Schweiger: Die Deutschförderung, so wie sie vom Ministerium konzipiert ist, endet nach maximal zwei Jahren. Mit dem Wegfall des Status als außerordentliche Schülerin oder außerordentlicher Schüler sind die Kinder nicht mehr in der Deutschförderklasse und nicht mehr im Deutschförderkurs. Es gibt dann keine Deutschförderung mehr für sie. Wir wissen aber aus der Forschung, dass der Erwerb einer Sprache als Alltagssprache zwar schnell geht, aber der Erwerb einer Sprache als Bildungssprache sehr viel länger braucht – fünf bis sieben Jahre. Wir brauchen also auch Deutschförderung nach dem Ende der Deutschförderklassen oder Deutschförderkurse. Dieses Angebot kann nicht mit dem Ende des a.o.-Status aufhören. Das gibt es aber derzeit nicht.

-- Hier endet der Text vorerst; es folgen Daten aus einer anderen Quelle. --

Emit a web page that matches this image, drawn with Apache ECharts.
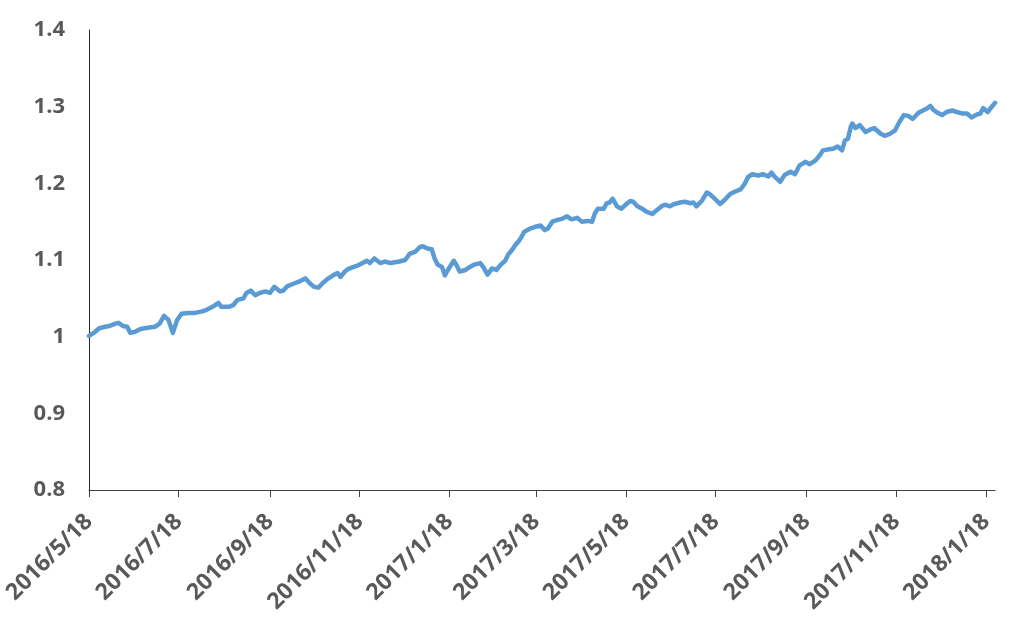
<!DOCTYPE html>
<html>
<head>
<meta charset="utf-8">
<script src="https://cdn.jsdelivr.net/npm/echarts@6/dist/echarts.min.js"></script>
<style>
  html, body { margin: 0; padding: 0; background: #fff; }
  #chart { width: 1032px; height: 633px; }
</style>
</head>
<body>
<div id="chart"></div>
<script>
const tickLabels = ['2016/5/18','2016/7/18','2016/9/18','2016/11/18','2017/1/18','2017/3/18','2017/5/18','2017/7/18','2017/9/18','2017/11/18','2018/1/18'];
const yTicks = [0.8, 0.9, 1.0, 1.1, 1.2, 1.3, 1.4];

const dates = [
'2016-05-18','2016-05-22','2016-05-25','2016-05-29','2016-06-01','2016-06-05','2016-06-07','2016-06-10','2016-06-13','2016-06-15',
'2016-06-18','2016-06-22','2016-06-25','2016-06-28','2016-07-02','2016-07-05','2016-07-08','2016-07-11','2016-07-14','2016-07-17',
'2016-07-20','2016-07-24','2016-07-29','2016-08-03','2016-08-06','2016-08-10','2016-08-14','2016-08-16','2016-08-21','2016-08-24',
'2016-08-27','2016-08-31','2016-09-02','2016-09-05','2016-09-08','2016-09-11','2016-09-15','2016-09-18','2016-09-21','2016-09-25',
'2016-09-27','2016-09-30','2016-10-04','2016-10-08','2016-10-12','2016-10-15','2016-10-18','2016-10-21','2016-10-24','2016-10-27',
'2016-10-31','2016-11-03','2016-11-05','2016-11-08','2016-11-10','2016-11-14','2016-11-17','2016-11-20','2016-11-23','2016-11-25',
'2016-11-28','2016-12-02','2016-12-05','2016-12-09','2016-12-12','2016-12-15','2016-12-19','2016-12-22','2016-12-26','2016-12-29',
'2016-12-31','2017-01-03','2017-01-06','2017-01-08','2017-01-10','2017-01-13','2017-01-15','2017-01-17','2017-01-21','2017-01-23',
'2017-01-25','2017-01-29','2017-02-01','2017-02-04','2017-02-08','2017-02-10','2017-02-13','2017-02-16','2017-02-19','2017-02-22',
'2017-02-25','2017-02-27','2017-03-02','2017-03-04','2017-03-06','2017-03-08','2017-03-10','2017-03-14','2017-03-17','2017-03-21',
'2017-03-24','2017-03-26','2017-03-29','2017-04-01','2017-04-05','2017-04-08','2017-04-11','2017-04-15','2017-04-18','2017-04-22',
'2017-04-25','2017-04-27','2017-04-29','2017-05-03','2017-05-05','2017-05-07','2017-05-09','2017-05-12','2017-05-15','2017-05-19',
'2017-05-21','2017-05-23','2017-05-26','2017-05-29','2017-06-01','2017-06-05','2017-06-08','2017-06-12','2017-06-14','2017-06-17',
'2017-06-20','2017-06-24','2017-06-27','2017-07-01','2017-07-03','2017-07-05','2017-07-09','2017-07-12','2017-07-14','2017-07-18',
'2017-07-21','2017-07-24','2017-07-28','2017-07-31','2017-08-04','2017-08-07','2017-08-09','2017-08-12','2017-08-16','2017-08-19',
'2017-08-23','2017-08-25','2017-08-27','2017-08-31','2017-09-03','2017-09-07','2017-09-10','2017-09-13','2017-09-17','2017-09-20',
'2017-09-24','2017-09-27','2017-09-29','2017-10-02','2017-10-06','2017-10-09','2017-10-12','2017-10-14','2017-10-16','2017-10-18',
'2017-10-19','2017-10-21','2017-10-24','2017-10-28','2017-10-31','2017-11-03','2017-11-07','2017-11-10','2017-11-14','2017-11-17',
'2017-11-20','2017-11-23','2017-11-26','2017-11-29','2017-12-03','2017-12-06','2017-12-09','2017-12-11','2017-12-13','2017-12-16',
'2017-12-19','2017-12-22','2017-12-26','2017-12-29','2018-01-02','2018-01-05','2018-01-08','2018-01-12','2018-01-14','2018-01-16',
'2018-01-19','2018-01-21','2018-01-24'
];
const values = [
1.001,1.006,1.011,1.013,1.014,1.017,1.018,1.014,1.013,1.005,
1.006,1.010,1.011,1.012,1.013,1.017,1.027,1.022,1.005,1.022,
1.030,1.031,1.031,1.033,1.035,1.039,1.044,1.039,1.039,1.041,
1.048,1.050,1.057,1.060,1.054,1.057,1.059,1.057,1.065,1.059,
1.060,1.066,1.069,1.072,1.076,1.070,1.065,1.064,1.070,1.075,
1.080,1.083,1.078,1.085,1.088,1.091,1.093,1.096,1.099,1.096,
1.102,1.096,1.098,1.096,1.097,1.098,1.100,1.108,1.111,1.117,
1.118,1.115,1.114,1.102,1.094,1.091,1.080,1.087,1.099,1.093,
1.085,1.087,1.091,1.094,1.096,1.091,1.081,1.089,1.087,1.094,
1.099,1.107,1.114,1.120,1.124,1.130,1.137,1.141,1.143,1.145,
1.139,1.141,1.150,1.152,1.154,1.157,1.153,1.155,1.150,1.151,
1.150,1.161,1.167,1.167,1.174,1.175,1.180,1.170,1.167,1.174,
1.177,1.176,1.170,1.167,1.163,1.160,1.165,1.171,1.172,1.170,
1.173,1.175,1.176,1.174,1.175,1.170,1.178,1.188,1.186,1.179,
1.173,1.178,1.186,1.189,1.192,1.200,1.208,1.212,1.210,1.212,
1.209,1.214,1.209,1.202,1.211,1.215,1.212,1.223,1.228,1.225,
1.230,1.237,1.243,1.244,1.245,1.248,1.243,1.256,1.258,1.274,
1.278,1.272,1.276,1.267,1.270,1.272,1.265,1.262,1.265,1.269,
1.280,1.289,1.288,1.284,1.292,1.295,1.298,1.301,1.296,1.292,
1.289,1.293,1.295,1.293,1.291,1.291,1.286,1.290,1.291,1.298,
1.293,1.298,1.305
];

const DAY = 86400000;
function parseSlash(s) { const p = s.split('/').map(Number); return Date.UTC(p[0], p[1]-1, p[2]) / DAY; }
function parseDash(s) { const p = s.split('-').map(Number); return Date.UTC(p[0], p[1]-1, p[2]) / DAY; }
const tickValues = tickLabels.map(parseSlash);
const seriesData = dates.map((d, i) => [parseDash(d), values[i]]);

const chart = echarts.init(document.getElementById('chart'));
const labelFont = { fontFamily: 'Open Sans', fontWeight: 'bold', fontSize: 22, color: '#595959' };
chart.setOption({
  animation: false,
  backgroundColor: '#ffffff',
  grid: { left: 89, right: 37, top: 30, bottom: 143, containLabel: false },
  xAxis: {
    type: 'value',
    scale: true,
    min: tickValues[0],
    max: seriesData[seriesData.length - 1][0],
    axisLine: { show: true, lineStyle: { color: '#404040', width: 1 } },
    axisTick: { show: true, length: 7, customValues: tickValues, lineStyle: { color: '#404040' } },
    splitLine: { show: false },
    axisLabel: Object.assign({
      customValues: tickValues,
      rotate: 45,
      margin: 28,
      formatter: function (v) {
        const i = tickValues.indexOf(v);
        return i >= 0 ? tickLabels[i] : '';
      }
    }, labelFont, { fontSize: 23 })
  },
  yAxis: {
    type: 'value',
    min: yTicks[0],
    max: yTicks[yTicks.length - 1],
    interval: 0.1,
    axisLine: { show: true, lineStyle: { color: '#262626', width: 1 } },
    axisTick: { show: false },
    splitLine: { show: false },
    axisLabel: Object.assign({
      margin: 24,
      formatter: function (v) { return String(Math.round(v * 10) / 10); }
    }, labelFont)
  },
  series: [{
    type: 'line',
    data: seriesData,
    showSymbol: false,
    symbol: 'none',
    lineStyle: { color: '#5B9BD5', width: 4.5, join: 'round', cap: 'round' },
    itemStyle: { color: '#5B9BD5' }
  }]
});
</script>
</body>
</html>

Brucke: In unserer Podcast-Episode „Der kleine Schulschwindel“ berichten Schulleiterinnen, dass sie die Deutschförderklasse überhaupt nur auf dem Papier führen. Überrascht Sie das?

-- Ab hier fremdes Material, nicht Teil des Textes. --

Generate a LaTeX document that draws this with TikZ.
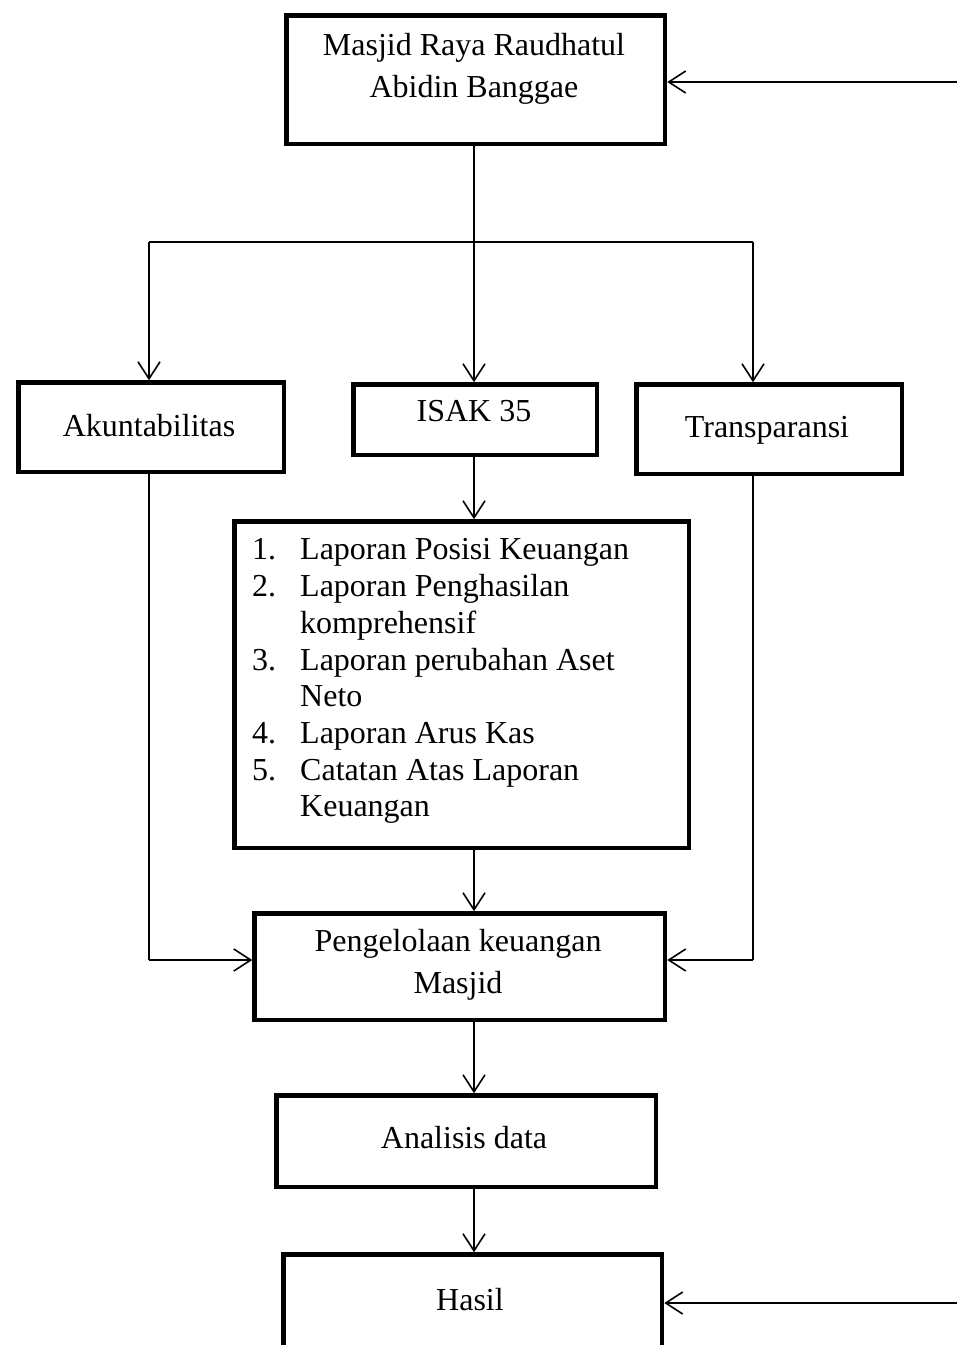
\documentclass[tikz,border=0pt]{standalone}
\usepackage{fontspec}
\setmainfont{Liberation Serif}
\usetikzlibrary{arrows.meta}
\begin{document}
\begin{tikzpicture}[x=1pt,y=-1pt,
  box/.style={draw,line width=4.5pt,inner sep=0pt,anchor=north west},
  txt/.style={font=\fontsize{32}{42}\selectfont,align=center,inner sep=0pt},
  conn/.style={line width=1.6pt,-{Straight Barb[length=17pt,width=22pt,line width=1.6pt]}},
  plain/.style={line width=1.6pt}]
\useasboundingbox (0,0) rectangle (957,1345);
% boxes (outer edge positions minus half line width)
\node[box,minimum width=378.5pt,minimum height=128.5pt] (top) at (284.25,13.25) {};
\node[box,minimum width=265.5pt,minimum height=89.5pt] (akun) at (16.25,380.25) {};
\node[box,minimum width=243.5pt,minimum height=70.5pt] (isak) at (351.25,382.25) {};
\node[box,minimum width=265.5pt,minimum height=89.5pt] (trans) at (634.25,382.25) {};
\node[box,minimum width=454.5pt,minimum height=326.5pt] (list) at (232.25,519.25) {};
\node[box,minimum width=410.5pt,minimum height=106.5pt] (peng) at (252.25,911.25) {};
\node[box,minimum width=379.5pt,minimum height=91.5pt] (anal) at (274.25,1093.25) {};
\node[box,minimum width=378.5pt,minimum height=150pt] (hasil) at (281.25,1252.25) {};
% texts
\node[txt] (ttop) at (474,69) {Masjid Raya Raudhatul\\Abidin Banggae};
\node[txt] (takun) at (149,426) {Akuntabilitas};
\node[txt] (tisak) at (474,411) {ISAK 35};
\node[txt] (ttrans) at (767,430) {Transparansi};
\node[txt] (tpeng) at (458,965) {Pengelolaan keuangan\\Masjid};
\node[txt] (tanal) at (464,1138) {Analisis data};
\node[txt] (thasil) at (470,1300) {Hasil};
\node[inner sep=0pt,anchor=north west,font=\fontsize{32}{36.7}\selectfont] (tlist) at (252,534) {%
\begin{tabular}{@{}l@{\hspace{24pt}}l@{}}
1. & Laporan Posisi Keuangan\\
2. & Laporan Penghasilan\\
   & komprehensif\\
3. & Laporan perubahan Aset\\
   & Neto\\
4. & Laporan Arus Kas\\
5. & Catatan Atas Laporan\\
   & Keuangan
\end{tabular}};
% connectors
\coordinate (rin1) at (957,82);
\coordinate (rin2) at (957,1303);
\coordinate (split) at (474,242);
\coordinate (sl) at (149,242);
\coordinate (sr) at (753,242);
\coordinate (al) at (149,960);
\coordinate (ar) at (753,960);
\draw[conn] (rin1) -- (rin1 -| top.east);
\draw[plain] (top.south -| split) -- (split);
\draw[plain] (sl) -- (sr);
\draw[conn] (split) -- (split |- isak.north);
\draw[conn] (sl) -- (sl |- akun.north);
\draw[conn] (sr) -- (sr |- trans.north);
\draw[conn] (isak.south -| split) -- (split |- list.north);
\draw[conn] (list.south -| split) -- (split |- peng.north);
\draw[plain] (akun.south -| sl) -- (al);
\draw[conn] (al) -- (al -| peng.west);
\draw[plain] (trans.south -| sr) -- (ar);
\draw[conn] (ar) -- (ar -| peng.east);
\draw[conn] (peng.south -| split) -- (split |- anal.north);
\draw[conn] (anal.south -| split) -- (split |- hasil.north);
\draw[conn] (rin2) -- (rin2 -| hasil.east);
\end{tikzpicture}
\end{document}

Schweiger: Das überrascht mich insofern nicht, als natürlich die Schulen auch unter hohem Druck stehen was die Umsetzung der Deutschförderklassen betrifft. Gleichzeitig gibt es vor Ort das große Bemühen darum, die Kinder und Jugendlichen, die sie an ihrer Schule haben, bestmöglich zu unterstützen und zu fördern. Und das ist oft ein ziemlicher Spagat, den man hier an Schulen erlebt. Bei der Einführung der Deutschförderklassen wurde ihre Kritik in den Wind geschlagen statt zu überlegen: Wie kann ich die Expertise, die es hier an den Schulen gibt, nutzen. Jetzt suchen die Lehrkräfte offenbar eigenständig nach guten Wegen, die Kinder und Jugendlichen so gut wie möglich zu unterstützen.

Hannes Schweiger ist Assistenzprofessor am Institut für Germanistik an der Uni Wien und Präsident des Österreichischen Verbandes für Deutsch als Fremdsprache/Zweitsprache.